Unwanted gift can be donated

Judith Martin Universal Uclick

DEAR MISS MANNERS: A few years ago, we got a panettone from a distant family member for Christmas. We said thank you enthusiastically.

The next year, we got one again. Receiving the gift, it didn’t seem appropriate to say, “Oh, now that we’ve tasted this, we really don’t see how marketing men managed to pass dry, tasteless bread off as a Christmas cake,” so we said thank you again, and if with markedly less enthusiasm, it wasn’t noticed.

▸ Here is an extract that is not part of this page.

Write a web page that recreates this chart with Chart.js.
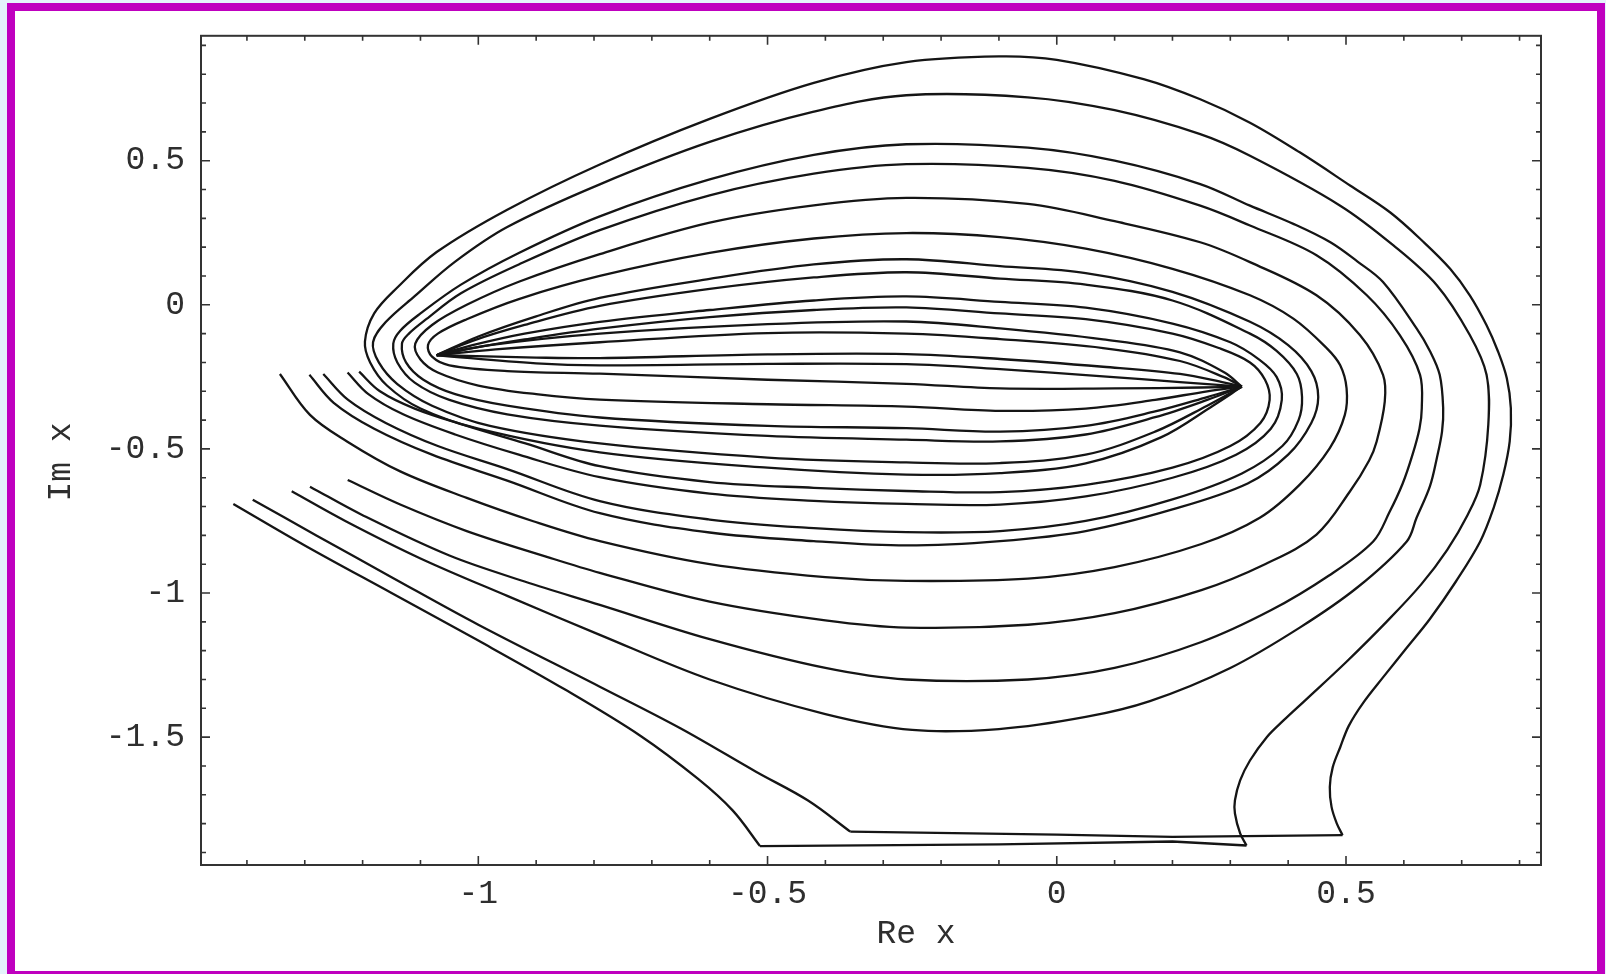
<!DOCTYPE html>
<html>
<head>
<meta charset="utf-8">
<script src="https://cdn.jsdelivr.net/npm/chart.js@4/dist/chart.umd.min.js"></script>
<style>
  html, body { margin: 0; padding: 0; width: 1606px; height: 974px; overflow: hidden; background: #e4f3fb; }
  #frame { position: absolute; left: 7px; top: 3px; width: 1582px; height: 960px; border: 8px solid #bf00bf; background: #fff; }
  #c { position: absolute; left: 0; top: 0; }
</style>
</head>
<body>
<div id="frame"></div>
<canvas id="c" width="1606" height="974"></canvas>
<script>
// axis ranges and ticks
const xRange = [-1.4794, 0.8371]
const yRange = [-1.9436, 0.9333]
const xTicks = [-1, -0.5, 0, 0.5]
const yTicks = [-1.5, -1, -0.5, 0, 0.5]

// the two outermost trajectories (split at their sharp corners)
const c1Diag = [[-1.4235,-0.691],[-1.30,-0.835],[-1.15,-1.0],[-1.00,-1.165],[-0.85,-1.335],[-0.72,-1.495],[-0.62,-1.645],[-0.56,-1.755],[-0.513,-1.878]]
const c1Base = [[-0.513,-1.878],[-0.10,-1.872],[0.20,-1.862],[0.328,-1.876]]
const c1Loop = [[0.328,-1.876],[0.317,-1.834],[0.308,-1.765],[0.308,-1.719],[0.317,-1.650],[0.334,-1.581],[0.363,-1.500],[0.392,-1.442],[0.429,-1.373],[0.50,-1.24],[0.57,-1.10],[0.63,-0.97],[0.675,-0.85],[0.71,-0.73],[0.732,-0.624],[0.746,-0.416],[0.743,-0.243],[0.714,-0.105],[0.657,0.068],[0.582,0.206],[0.490,0.344],[0.334,0.517],[0.248,0.592],[0.10,0.675],[-0.05,0.72],[-0.26,0.727],[-0.42,0.67],[-0.60,0.565],[-0.79,0.418],[-0.95,0.27],[-1.04,0.15],[-1.11,0.03],[-1.16,-0.06],[-1.182,-0.13],[-1.172,-0.20],[-1.14,-0.275],[-1.08,-0.35],[-0.98,-0.42],[-0.79,-0.481],[-0.50,-0.53],[-0.26,-0.547],[-0.098,-0.549],[0.05,-0.52],[0.17,-0.44],[0.26,-0.35],[0.32,-0.284]]

const c2Diag = [[-1.390,-0.676],[-1.28,-0.80],[-1.15,-0.945],[-1.00,-1.11],[-0.79,-1.325],[-0.65,-1.47],[-0.52,-1.62],[-0.43,-1.72],[-0.357,-1.828]]
const c2Base = [[-0.357,-1.828],[0.00,-1.838],[0.20,-1.846],[0.494,-1.840]]
const c2Loop = [[0.494,-1.840],[0.484,-1.799],[0.475,-1.742],[0.472,-1.673],[0.477,-1.605],[0.490,-1.535],[0.505,-1.46],[0.53,-1.38],[0.565,-1.29],[0.605,-1.19],[0.645,-1.09],[0.69,-0.96],[0.732,-0.821],[0.755,-0.706],[0.772,-0.589],[0.783,-0.474],[0.785,-0.359],[0.778,-0.255],[0.763,-0.163],[0.743,-0.071],[0.714,0.033],[0.680,0.125],[0.634,0.218],[0.576,0.321],[0.507,0.414],[0.420,0.529],[0.334,0.632],[0.248,0.713],[0.15,0.783],[0.00,0.85],[-0.10,0.862],[-0.26,0.842],[-0.42,0.77],[-0.60,0.645],[-0.79,0.487],[-0.95,0.33],[-1.072,0.183],[-1.14,0.06],[-1.18,-0.03],[-1.196,-0.128],[-1.187,-0.20],[-1.158,-0.28],[-1.10,-0.36],[-1.00,-0.43],[-0.79,-0.512],[-0.50,-0.565],[-0.26,-0.589],[-0.098,-0.584],[0.05,-0.55],[0.18,-0.46],[0.27,-0.35],[0.32,-0.284]]

// trajectories that wrap the left focus and end in the right focus
const c3 = [[-1.3226,-0.647],[-1.23,-0.75],[-1.10,-0.88],[-0.95,-1.01],[-0.79,-1.145],[-0.60,-1.30],[-0.40,-1.42],[-0.25,-1.475],[-0.10,-1.472],[0.05,-1.43],[0.161,-1.375],[0.30,-1.26],[0.42,-1.12],[0.52,-0.98],[0.605,-0.821],[0.622,-0.739],[0.645,-0.63],[0.657,-0.532],[0.666,-0.44],[0.668,-0.359],[0.662,-0.243],[0.645,-0.16],[0.622,-0.082],[0.564,0.079],[0.520,0.15],[0.473,0.217],[0.41,0.28],[0.334,0.344],[0.248,0.419],[0.10,0.50],[-0.05,0.545],[-0.26,0.557],[-0.42,0.52],[-0.60,0.435],[-0.79,0.307],[-0.93,0.18],[-1.03,0.07],[-1.10,-0.03],[-1.135,-0.09],[-1.147,-0.135],[-1.14,-0.20],[-1.11,-0.27],[-1.05,-0.33],[-0.95,-0.38],[-0.79,-0.419],[-0.50,-0.455],[-0.26,-0.468],[-0.098,-0.474],[0.05,-0.45],[0.17,-0.39],[0.26,-0.33],[0.32,-0.284]]
const c4 = [[-1.291,-0.631],[-1.20,-0.73],[-1.05,-0.87],[-0.92,-0.96],[-0.79,-1.041],[-0.60,-1.16],[-0.40,-1.26],[-0.26,-1.30],[-0.05,-1.30],[0.10,-1.26],[0.25,-1.17],[0.37,-1.06],[0.47,-0.94],[0.547,-0.821],[0.575,-0.72],[0.598,-0.62],[0.615,-0.52],[0.627,-0.43],[0.631,-0.359],[0.628,-0.243],[0.593,-0.105],[0.536,0.033],[0.449,0.172],[0.334,0.275],[0.248,0.344],[0.10,0.43],[-0.05,0.475],[-0.26,0.488],[-0.42,0.455],[-0.60,0.38],[-0.79,0.259],[-0.93,0.14],[-1.03,0.04],[-1.09,-0.05],[-1.12,-0.10],[-1.132,-0.135],[-1.125,-0.20],[-1.095,-0.26],[-1.04,-0.31],[-0.95,-0.35],[-0.79,-0.391],[-0.50,-0.42],[-0.26,-0.428],[-0.098,-0.440],[0.05,-0.42],[0.17,-0.37],[0.26,-0.32],[0.32,-0.284]]
const c5 = [[-1.2258,-0.608],[-1.135,-0.693],[-1.020,-0.785],[-0.876,-0.878],[-0.79,-0.93],[-0.60,-1.03],[-0.40,-1.095],[-0.26,-1.12],[-0.05,-1.11],[0.10,-1.07],[0.25,-0.99],[0.36,-0.90],[0.449,-0.797],[0.507,-0.647],[0.540,-0.54],[0.553,-0.474],[0.567,-0.336],[0.564,-0.243],[0.524,-0.105],[0.449,0.033],[0.334,0.148],[0.248,0.217],[0.10,0.29],[-0.05,0.35],[-0.26,0.371],[-0.42,0.345],[-0.60,0.285],[-0.79,0.176],[-0.93,0.08],[-1.02,0.0],[-1.08,-0.07],[-1.109,-0.135],[-1.10,-0.19],[-1.07,-0.235],[-1.00,-0.28],[-0.90,-0.31],[-0.79,-0.329],[-0.50,-0.345],[-0.26,-0.353],[-0.098,-0.368],[0.05,-0.36],[0.17,-0.33],[0.26,-0.30],[0.32,-0.284]]
const c6 = [[-1.343,-0.240],[-1.291,-0.382],[-1.227,-0.474],[-1.135,-0.578],[-1.020,-0.670],[-0.905,-0.751],[-0.79,-0.820],[-0.60,-0.90],[-0.40,-0.945],[-0.26,-0.958],[-0.05,-0.95],[0.10,-0.91],[0.25,-0.83],[0.351,-0.739],[0.420,-0.624],[0.472,-0.497],[0.498,-0.382],[0.501,-0.290],[0.490,-0.21],[0.467,-0.151],[0.409,-0.048],[0.334,0.033],[0.20,0.125],[0.05,0.195],[-0.098,0.235],[-0.26,0.249],[-0.42,0.23],[-0.60,0.18],[-0.79,0.100],[-0.93,0.02],[-1.02,-0.05],[-1.07,-0.10],[-1.087,-0.14],[-1.08,-0.18],[-1.05,-0.21],[-0.95,-0.23],[-0.79,-0.239],[-0.50,-0.26],[-0.26,-0.274],[-0.098,-0.290],[0.10,-0.29],[0.25,-0.287],[0.32,-0.284]]

// trajectories that wrap the right focus and end in the left focus
const c7 = [[-1.292,-0.243],[-1.25,-0.34],[-1.18,-0.43],[-1.08,-0.52],[-0.95,-0.61],[-0.79,-0.723],[-0.60,-0.79],[-0.42,-0.82],[-0.26,-0.835],[-0.098,-0.820],[0.05,-0.785],[0.20,-0.71],[0.33,-0.62],[0.40,-0.52],[0.44,-0.41],[0.452,-0.32],[0.44,-0.23],[0.40,-0.14],[0.334,-0.059],[0.20,0.045],[0.05,0.11],[-0.098,0.134],[-0.26,0.158],[-0.42,0.14],[-0.60,0.09],[-0.79,0.024],[-0.90,-0.04],[-1.00,-0.11],[-1.072,-0.175]]
const c8 = [[-1.268,-0.240],[-1.225,-0.33],[-1.16,-0.41],[-1.07,-0.49],[-0.95,-0.57],[-0.79,-0.681],[-0.60,-0.745],[-0.42,-0.775],[-0.26,-0.789],[-0.098,-0.785],[0.05,-0.75],[0.20,-0.675],[0.32,-0.585],[0.39,-0.49],[0.418,-0.40],[0.424,-0.32],[0.415,-0.24],[0.38,-0.16],[0.334,-0.10],[0.20,0.015],[0.05,0.07],[-0.098,0.091],[-0.26,0.113],[-0.42,0.095],[-0.60,0.055],[-0.79,-0.004],[-0.92,-0.07],[-1.01,-0.125],[-1.072,-0.175]]
const c9 = [[-1.226,-0.235],[-1.19,-0.31],[-1.13,-0.38],[-1.04,-0.45],[-0.93,-0.52],[-0.79,-0.598],[-0.60,-0.655],[-0.42,-0.68],[-0.26,-0.691],[-0.098,-0.693],[0.05,-0.665],[0.20,-0.60],[0.31,-0.52],[0.37,-0.43],[0.389,-0.33],[0.38,-0.25],[0.35,-0.19],[0.30,-0.13],[0.20,-0.065],[0.05,-0.01],[-0.098,0.010],[-0.26,0.029],[-0.42,0.015],[-0.60,-0.018],[-0.79,-0.059],[-0.92,-0.10],[-1.01,-0.14],[-1.072,-0.175]]
const c10 = [[-1.206,-0.232],[-1.17,-0.30],[-1.11,-0.36],[-1.02,-0.42],[-0.92,-0.48],[-0.79,-0.560],[-0.60,-0.615],[-0.42,-0.635],[-0.26,-0.646],[-0.098,-0.650],[0.05,-0.625],[0.20,-0.565],[0.30,-0.49],[0.352,-0.41],[0.368,-0.33],[0.36,-0.26],[0.334,-0.20],[0.28,-0.15],[0.20,-0.10],[0.05,-0.05],[-0.098,-0.030],[-0.26,-0.009],[-0.42,-0.018],[-0.60,-0.043],[-0.79,-0.083],[-0.92,-0.12],[-1.01,-0.15],[-1.072,-0.175]]

// lens between the two foci
const lens1 = [[-1.072,-0.175],[-0.98,-0.14],[-0.79,-0.10],[-0.50,-0.067],[-0.26,-0.058],[-0.098,-0.082],[0.08,-0.12],[0.213,-0.165],[0.29,-0.235],[0.32,-0.284]]
const lens2 = [[-1.072,-0.175],[-0.97,-0.155],[-0.79,-0.13],[-0.50,-0.098],[-0.26,-0.100],[-0.098,-0.119],[0.08,-0.15],[0.213,-0.195],[0.29,-0.252],[0.32,-0.284]]
const lens3 = [[-1.072,-0.175],[-0.90,-0.183],[-0.79,-0.185],[-0.50,-0.172],[-0.26,-0.171],[-0.098,-0.188],[0.08,-0.215],[0.213,-0.24],[0.29,-0.27],[0.32,-0.284]]
const lens4 = [[-1.072,-0.175],[-0.90,-0.203],[-0.79,-0.21],[-0.50,-0.205],[-0.26,-0.206],[-0.098,-0.223],[0.08,-0.248],[0.213,-0.268],[0.32,-0.284]]

const curves = [c1Diag, c1Base, c1Loop, c2Diag, c2Base, c2Loop, c3, c4, c5, c6, c7, c8, c9, c10, lens1, lens2, lens3, lens4]

const FONT = "'Liberation Mono', 'DejaVu Sans Mono', monospace"
const INK = '#2e2e2e'

// inward ticks on all four sides, box frame and axis titles
const framePlugin = {
  id: 'frame',
  afterDatasetsDraw(chart) {
    const { ctx, chartArea: a, scales: { x, y } } = chart
    ctx.save()
    ctx.strokeStyle = '#333'
    ctx.lineWidth = 2
    ctx.strokeRect(a.left, a.top, a.right - a.left, a.bottom - a.top)

    ctx.lineWidth = 1.6
    ctx.beginPath()
    for (let i = Math.ceil(xRange[0] * 10); i <= Math.floor(xRange[1] * 10); i++) {
      const px = x.getPixelForValue(i / 10)
      const len = i % 5 === 0 ? 9 : 5
      ctx.moveTo(px, a.bottom); ctx.lineTo(px, a.bottom - len)
      ctx.moveTo(px, a.top); ctx.lineTo(px, a.top + len)
    }
    for (let i = Math.ceil(yRange[0] * 10); i <= Math.floor(yRange[1] * 10); i++) {
      const py = y.getPixelForValue(i / 10)
      const len = i % 5 === 0 ? 9 : 5
      ctx.moveTo(a.left, py); ctx.lineTo(a.left + len, py)
      ctx.moveTo(a.right, py); ctx.lineTo(a.right - len, py)
    }
    ctx.stroke()

    ctx.fillStyle = INK
    ctx.font = '33px ' + FONT
    ctx.textAlign = 'center'
    ctx.textBaseline = 'middle'
    ctx.fillText('Re x', 916, 934)
    ctx.translate(61, 462)
    ctx.rotate(-Math.PI / 2)
    ctx.fillText('Im x', 0, 0)
    ctx.restore()
  }
}

new Chart(document.getElementById('c'), {
  type: 'scatter',
  data: {
    datasets: curves.map(pts => ({
      data: pts.map(([px, py]) => ({ x: px, y: py })),
      showLine: true,
      pointRadius: 0,
      borderColor: '#151515',
      borderWidth: 2.3,
      fill: false,
      tension: pts.length > 4 ? 0.35 : 0,
    })),
  },
  options: {
    responsive: false,
    devicePixelRatio: 1,
    animation: false,
    layout: { padding: { left: 0, top: 33, right: 65, bottom: 0 } },
    plugins: { legend: { display: false }, tooltip: { enabled: false } },
    scales: {
      x: {
        type: 'linear',
        min: xRange[0],
        max: xRange[1],
        afterBuildTicks: s => { s.ticks = xTicks.map(v => ({ value: v })) },
        afterFit: s => { s.height = 109 },
        grid: { display: false, drawTicks: false },
        border: { display: false },
        ticks: { padding: 9, color: INK, font: { family: FONT, size: 33 }, maxRotation: 0, autoSkip: false, callback: v => String(v) },
      },
      y: {
        type: 'linear',
        min: yRange[0],
        max: yRange[1],
        afterBuildTicks: s => { s.ticks = yTicks.map(v => ({ value: v })) },
        afterFit: s => { s.width = 201 },
        grid: { display: false, drawTicks: false },
        border: { display: false },
        ticks: { padding: 16, color: INK, font: { family: FONT, size: 33 }, autoSkip: false, callback: v => String(v) },
      },
    },
  },
  plugins: [framePlugin],
})
</script>
</body>
</html>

Now, it seems, this has become a tradition. We see the gifter once or twice a year, and so the options seem to be keeping our mouths closed and getting a gift we don’t appreciate, saying something right before Christmas when perhaps the miserable stuff is already bought, or saying something now, which would make it clear the gift was a failure.

What is the right thing to do?

Note, I’m not aiming for a more expensive gift, just something I’d enjoy consuming. I find wasting food psychically uncomfortable, so unwanted food gifts are unpleasant to me, not what the gifter intended.

GENTLE READER: Ah, a new version of the classic Fruitcake Problem. The difference is that a fruitcake can be passed around pretty much forever, while panettone has a limited life span.

Wait, Miss Manners just remembered another difference: You can soak a panettone in zabaglione. It softens it up, and anyway, you can eat the custard and skip the cake (although she disagrees with your critique of it).

However, this is not the household hints department. The etiquette question is whether you can call off an unwanted annual present. The answer is that you probably cannot. It only gives the donors an unpleasant retrospective look at their continuing misjudgment. On the bright side, Christmas is an excellent time to make food donations to organizations that feed the poor.